同 閨4月1日 神祇事務局廃止・神祇官設置。
同 2年閨4月 神祇官内に教導局を創設、神道を国民教育の材料とする。
同 年 閨7月8日 神祇官官制を改正し教導職を置く。教導職による神道宣教のため、調査試験を実施し教導職を任命する。
同 年 閨12月初旬 東京馬場先門内広芝(ひろずみ)に神祇官の本主の坐す神殿を造営する。
東 座 ー 天神地祇
神殿 中央座 ー 八神殿(天孫降臨の時、高木の神から下された神勅により神武天皇の時代に祭られた神神。神祇官西院に祭られ荒廃していたのを再興したもの
西 座 ー 皇霊殿 歴朝の皇霊を祭る
天神地祇と皇霊は新規の設置 明治維新の新しい考え。
明治3年閨正月3日 明治天皇神祇官にご臨席の上、ご親祭挙行。
詔勅 朕恭惟ーではじまる祭政一致の詔勅を布告、神道を国民教育・国民信仰の対象物とした。

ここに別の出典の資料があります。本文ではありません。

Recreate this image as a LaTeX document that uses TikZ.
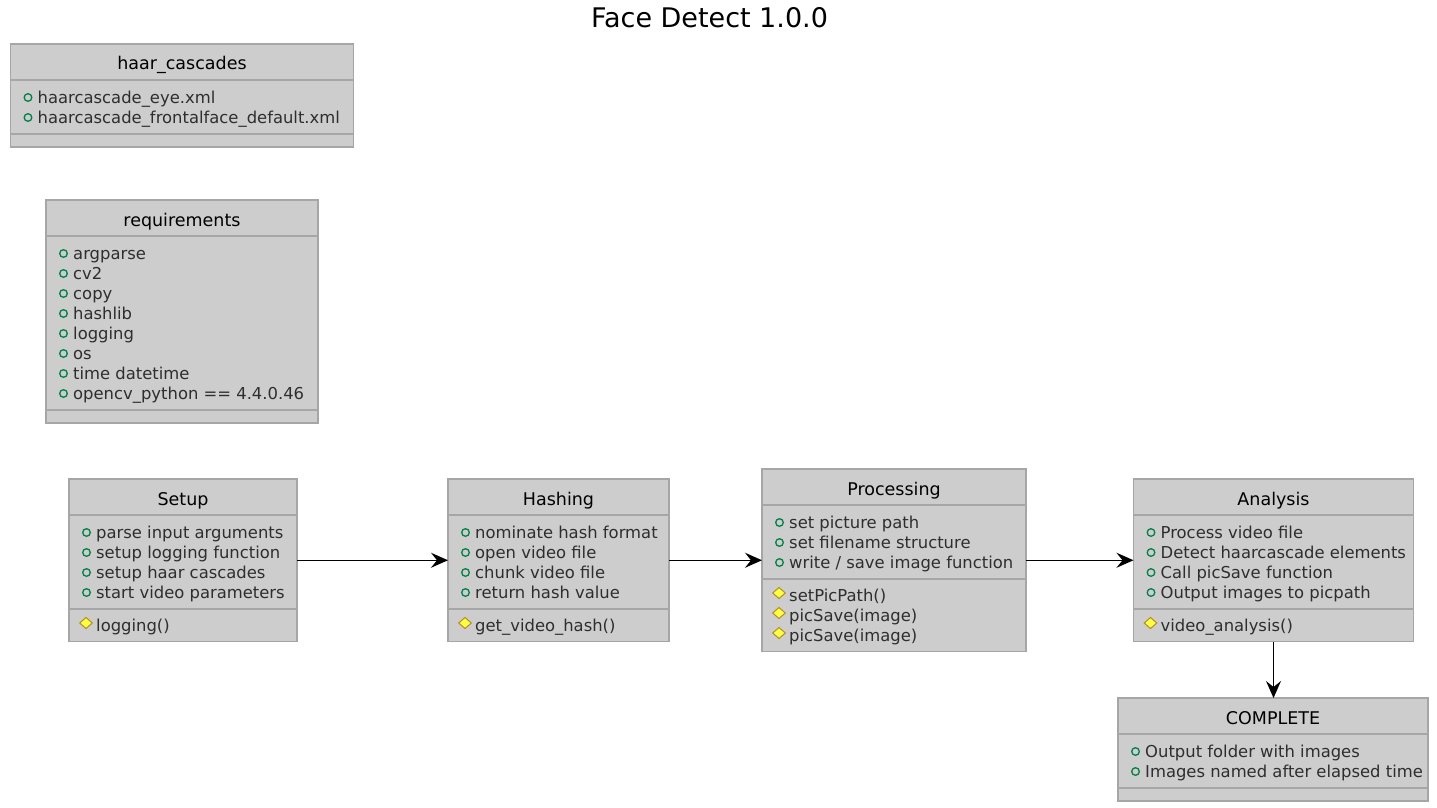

明治4年閨8月8日 神祇官を神祇省と改め、皇霊殿は宮中の賢所へ合祀される。
明治5年閨3月14日 神祇省を廃止して教部省を設置。
・西洋文明の輸入によりキリスト教などの外教の布教が盛んになる。
・外教防衛策として神道の宣揚を布告。
・仏教の衰微の風潮から、仏教人の神道に付して神道宣揚の一働きを願う申し出を許可。
・神・仏・儒三教合併の神道教導・宣揚の機運高まる。
明治5年閨4月2日 八神殿・天神地祇宮中三殿に遷座。
同年 閨4月25日 教導職を置く、始め百人足らず、一両日後に僧侶も加わる。
同年 閨4月28日 三条の教憲を教導職へ頒布(教憲は太政官で制定し、4月23日江藤新平の尽力を得て原案修正し決定した)。
三条の教憲
第一、敬神愛国
第二、天理人道を明らかにすべきこと
第三、皇上を奉戴し朝旨を遵守せしむべきこと
・神仏両道の教導職による宣揚
同年 閨5月10日 各府県社に於て驅集同時に説教 本県へは桑野真澄教導。教部省役人を各市町村に派遣して、官命で集めご用説教をして聴聞させる。
・神社の整理 新規奉祭神を選定 (四神 天御中主神・高皇産霊神・神皇産霊神 天照大神 の四創物主)。
同年 閨11月29日 天保壬寅暦廃止新暦となる。
明治6年1月10日 教導職養成し統害のため、東京麹町紀尾井町紀州邸跡に設置。宮中八神殿とし、八神殿を大教院に設置。
明治6年3月 大教院を東京芝増上寺に移転。各県に中教院 各町村に小教院を設置し履歴調査・試験の上教導訓導を任命する。本山形県は区制の大区中教院 小区に説教所を置く。
★この頃より祭神論盛んになる。
・西部官長 出雲千家尊福 幽冥主宰神大国主命の合祀を主張
・島地黙雷欧州視察 西洋での信仰の自由を報告
・真宗分離問題起きる
明治8年4月 神仏合併の教導職は差し止めとなり、東京神宮庁出長所内に神道事務局を設立し、源宗は神宮を大本とする。
同年8年5月5日 神道事務局内に大教院設置を布達。
明治12年4月23日 東京日比谷に神道独自の神殿を落成鎮座祭を挙行、増上寺の四柱を奉祭する。教導職を置く。

 (父が昭和52年冨本小学校百年誌向けに作製した原稿より編集。文責は管理人。)

管理人の考えとして
 この項目をまとめてみて感じたのですが、明治政府としては最初宗教面から国民をまとめようとして学校教育とは別に教導職を設けて神道の国教化を図ったけれども、国教として神道を統一することができなかった。つまり全国の神社の御祭神を天照大神に統一する、といったことができなかった。このため最終的には八百万の神を祭る各神社に国から指示・命令した祭祀方式でいわゆる国家の祭祀を行わせることである程度の統一化をした、ということではないでしょうか。